Во-первых, по той простой причине, что наиболее чувствителен к идеям, идеологическим факторам социальной интеграции.

Во-вторых, поскольку является ретранслятором любых идей и веяний на другие социальные слои.

В-третьих, именно он (в возрастающей степени по мере развития технологий и социальных коммуникаций) «создает будущее» (включая и образы будущего, и его факторы в виде производительных сил).

Для сегодняшней России идеологическая интеграция интеллектуального класса является одним из ключевых вызовов. И проблема не только и не столько в нелояльности значительной части интеллектуального класса по отношению к действующей власти. Проблема в нелояльности по отношению к национальной государственности России как таковой и заведомой нетерпимости к «сословным» антагонистам в лице «бюрократии», «силовиков», «РПЦ» и так далее. Обе эти черты – космополитизм и социальная нетерпимость – заставляют вспомнить о трагической роли интеллигенции в конце XIX – начале XX века. Трагической как для судеб страны, так и для нее самой.

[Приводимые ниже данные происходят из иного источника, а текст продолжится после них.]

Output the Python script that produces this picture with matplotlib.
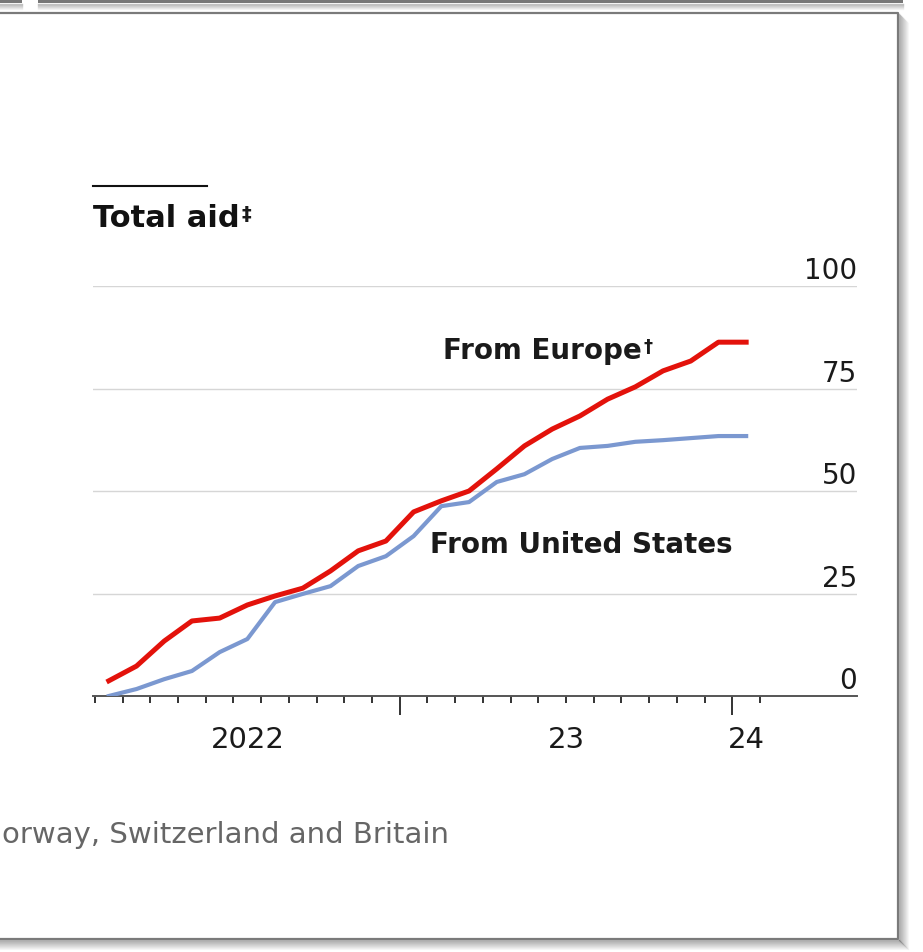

Опыт отечественной истории ХХ века убедительно доказал, что конфликт интеллектуального класса с национальной государственностью потенциально убийствен для обеих соперничающих сил. Поэтому любая идеологическая конструкция, которая формируется сегодня в России и для России, должна давать ответ на этот двойной вызов:
– как обеспечить национальную лояльность интеллектуального класса?
– как обеспечить его готовность к социальному сотрудничеству и компромиссу?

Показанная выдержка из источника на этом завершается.